_Objective_
Output the lines from the top of the entries below to the line with "x(d[0])).y(d => y(d[1])).curve(d3.curveMonotoneX));", both included, exactly and without pictures.

-- begin --

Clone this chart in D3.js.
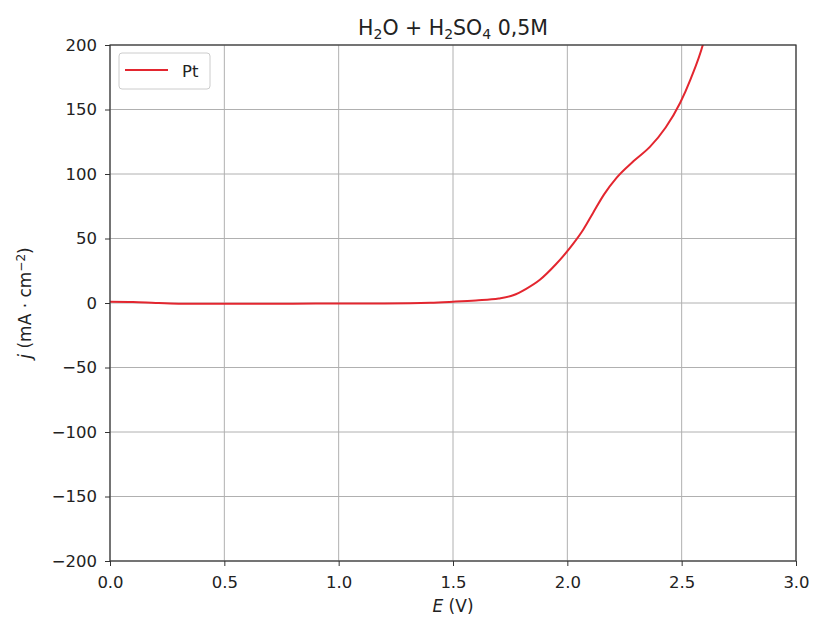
<!DOCTYPE html>
<html><head><meta charset="utf-8">
<script src="https://cdn.jsdelivr.net/npm/d3@7"></script>
<style>body{margin:0;background:#fff}text{font-family:"DejaVu Sans",sans-serif}</style>
</head><body><svg id="c" width="813" height="619"></svg>
<script>
const E = [0.0, 0.1, 0.2, 0.3, 0.5, 0.8, 1.0, 1.2, 1.4, 1.5, 1.6, 1.7, 1.763, 1.82, 1.88, 1.95, 2.026, 2.07, 2.113, 2.16, 2.215, 2.29, 2.361, 2.43, 2.493, 2.54, 2.594, 2.61];
const J = [1.0, 0.8, 0.0, -0.5, -0.6, -0.5, -0.4, -0.3, 0.2, 1.0, 2.0, 3.5, 6, 11, 18, 30, 46, 57, 70, 84, 97, 110, 121, 136, 155, 174, 201, 212];
const xTicks = [0.0, 0.5, 1.0, 1.5, 2.0, 2.5, 3.0];
const yTicks = [-200, -150, -100, -50, 0, 50, 100, 150, 200];
const seriesName = "Pt";

const svg = d3.select("#c");
const L = 110, R = 796, T = 45, B = 561;
const x = d3.scaleLinear().domain([0, 3]).range([L, R]);
const y = d3.scaleLinear().domain([-200, 200]).range([B, T]);
const RED = "#e3262f";

// grid
svg.append("g").selectAll("line").data(xTicks).join("line")
  .attr("x1", d => x(d)).attr("x2", d => x(d)).attr("y1", T).attr("y2", B)
  .attr("stroke", "#b0b0b0").attr("stroke-width", 1);
svg.append("g").selectAll("line").data(yTicks).join("line")
  .attr("y1", d => y(d)).attr("y2", d => y(d)).attr("x1", L).attr("x2", R)
  .attr("stroke", "#b0b0b0").attr("stroke-width", 1);

// data line
const defs = svg.append("defs");
defs.append("clipPath").attr("id", "clip").append("rect").attr("x", L).attr("y", T).attr("width", R - L).attr("height", B - T);
svg.append("path").datum(E.map((e, i) => [e, J[i]]))
  .attr("clip-path", "url(#clip)")
  .attr("fill", "none").attr("stroke", RED).attr("stroke-width", 2)
  .attr("d", d3.line().x(d => x(d[0])).y(d => y(d[1])).curve(d3.curveMonotoneX));

// axes
const xa = svg.append("g").attr("transform", `translate(0,${B})`)
  .call(d3.axisBottom(x).tickValues(xTicks).tickFormat(d3.format(".1f")).tickSize(5).tickPadding(6).tickSizeOuter(0));
const ya = svg.append("g").attr("transform", `translate(${L},0)`)
  .call(d3.axisLeft(y).tickValues(yTicks).tickFormat(d => d < 0 ? "\u2212" + Math.abs(d) : d).tickSize(5).tickPadding(8).tickSizeOuter(0));
[xa, ya].forEach(a => {
  a.select(".domain").remove();
  a.selectAll("text").attr("font-size", 16.5).attr("fill", "#222").attr("font-family", "DejaVu Sans");
  a.selectAll("line").attr("stroke", "#333");
});
xa.selectAll("text").attr("dy", "0.95em");

// frame
svg.append("rect").attr("x", L).attr("y", T).attr("width", R - L).attr("height", B - T)
  .attr("fill", "none").attr("stroke", "#333").attr("stroke-width", 1.2);

// title
const t = svg.append("text").attr("x", (L + R) / 2).attr("y", 35).attr("text-anchor", "middle").attr("font-size", 20.5).attr("fill", "#222");
t.append("tspan").text("H");
t.append("tspan").text("2").attr("font-size", 14).attr("dy", 4);
t.append("tspan").text("O + H").attr("dy", -4);
t.append("tspan").text("2").attr("font-size", 14).attr("dy", 4);
t.append("tspan").text("SO").attr("dy", -4);
t.append("tspan").text("4").attr("font-size", 14).attr("dy", 4);
t.append("tspan").text(" 0,5M").attr("dy", -4);

// x label
const xl = svg.append("text").attr("x", (L + R) / 2).attr("y", 612).attr("text-anchor", "middle").attr("font-size", 17).attr("fill", "#222");
xl.append("tspan").text("E").attr("font-style", "italic");
xl.append("tspan").text(" (V)");

// y label
const yl = svg.append("text").attr("transform", `translate(31,${(T + B) / 2}) rotate(-90)`).attr("text-anchor", "middle").attr("font-size", 17).attr("fill", "#222");
yl.append("tspan").text("j").attr("font-style", "italic");
yl.append("tspan").text(" (mA \u00b7 cm");
yl.append("tspan").text("\u22122").attr("font-size", 12).attr("dy", -6);
yl.append("tspan").text(")").attr("dy", 6);

// legend
const lg = svg.append("g");
lg.append("rect").attr("x", 119).attr("y", 53).attr("width", 91).attr("height", 36).attr("rx", 3)
  .attr("fill", "#fff").attr("fill-opacity", 0.8).attr("stroke", "#ccc");
lg.append("line").attr("x1", 125).attr("x2", 168).attr("y1", 70).attr("y2", 70).attr("stroke", RED).attr("stroke-width", 2);
lg.append("text").attr("x", 182).attr("y", 77).attr("font-size", 16.5).attr("fill", "#222").text(seriesName);
</script></body></html>
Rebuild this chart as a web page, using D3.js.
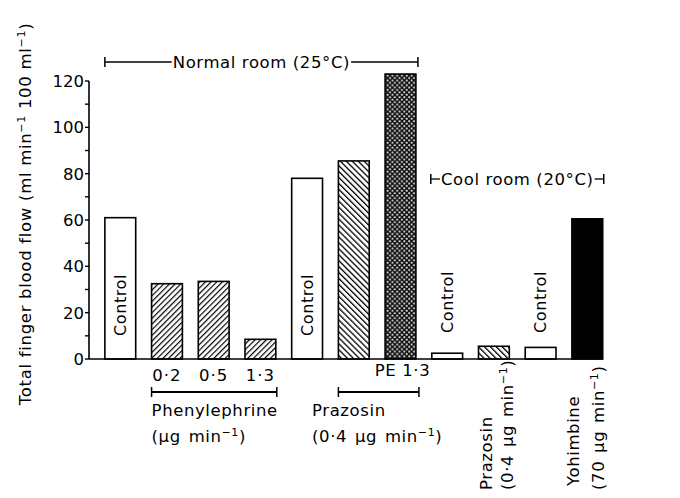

-- end --

_Full answer_
Clone this chart in D3.js.
<!DOCTYPE html>
<html><head><meta charset="utf-8">
<script src="https://cdn.jsdelivr.net/npm/d3@7"></script>
<style>body{margin:0;background:#fff}text{font-family:"DejaVu Sans",sans-serif}</style>
</head><body><svg id="c" width="813" height="619"></svg>
<script>
const E = [0.0, 0.1, 0.2, 0.3, 0.5, 0.8, 1.0, 1.2, 1.4, 1.5, 1.6, 1.7, 1.763, 1.82, 1.88, 1.95, 2.026, 2.07, 2.113, 2.16, 2.215, 2.29, 2.361, 2.43, 2.493, 2.54, 2.594, 2.61];
const J = [1.0, 0.8, 0.0, -0.5, -0.6, -0.5, -0.4, -0.3, 0.2, 1.0, 2.0, 3.5, 6, 11, 18, 30, 46, 57, 70, 84, 97, 110, 121, 136, 155, 174, 201, 212];
const xTicks = [0.0, 0.5, 1.0, 1.5, 2.0, 2.5, 3.0];
const yTicks = [-200, -150, -100, -50, 0, 50, 100, 150, 200];
const seriesName = "Pt";

const svg = d3.select("#c");
const L = 110, R = 796, T = 45, B = 561;
const x = d3.scaleLinear().domain([0, 3]).range([L, R]);
const y = d3.scaleLinear().domain([-200, 200]).range([B, T]);
const RED = "#e3262f";

// grid
svg.append("g").selectAll("line").data(xTicks).join("line")
  .attr("x1", d => x(d)).attr("x2", d => x(d)).attr("y1", T).attr("y2", B)
  .attr("stroke", "#b0b0b0").attr("stroke-width", 1);
svg.append("g").selectAll("line").data(yTicks).join("line")
  .attr("y1", d => y(d)).attr("y2", d => y(d)).attr("x1", L).attr("x2", R)
  .attr("stroke", "#b0b0b0").attr("stroke-width", 1);

// data line
const defs = svg.append("defs");
defs.append("clipPath").attr("id", "clip").append("rect").attr("x", L).attr("y", T).attr("width", R - L).attr("height", B - T);
svg.append("path").datum(E.map((e, i) => [e, J[i]]))
  .attr("clip-path", "url(#clip)")
  .attr("fill", "none").attr("stroke", RED).attr("stroke-width", 2)
  .attr("d", d3.line().x(d => x(d[0])).y(d => y(d[1])).curve(d3.curveMonotoneX));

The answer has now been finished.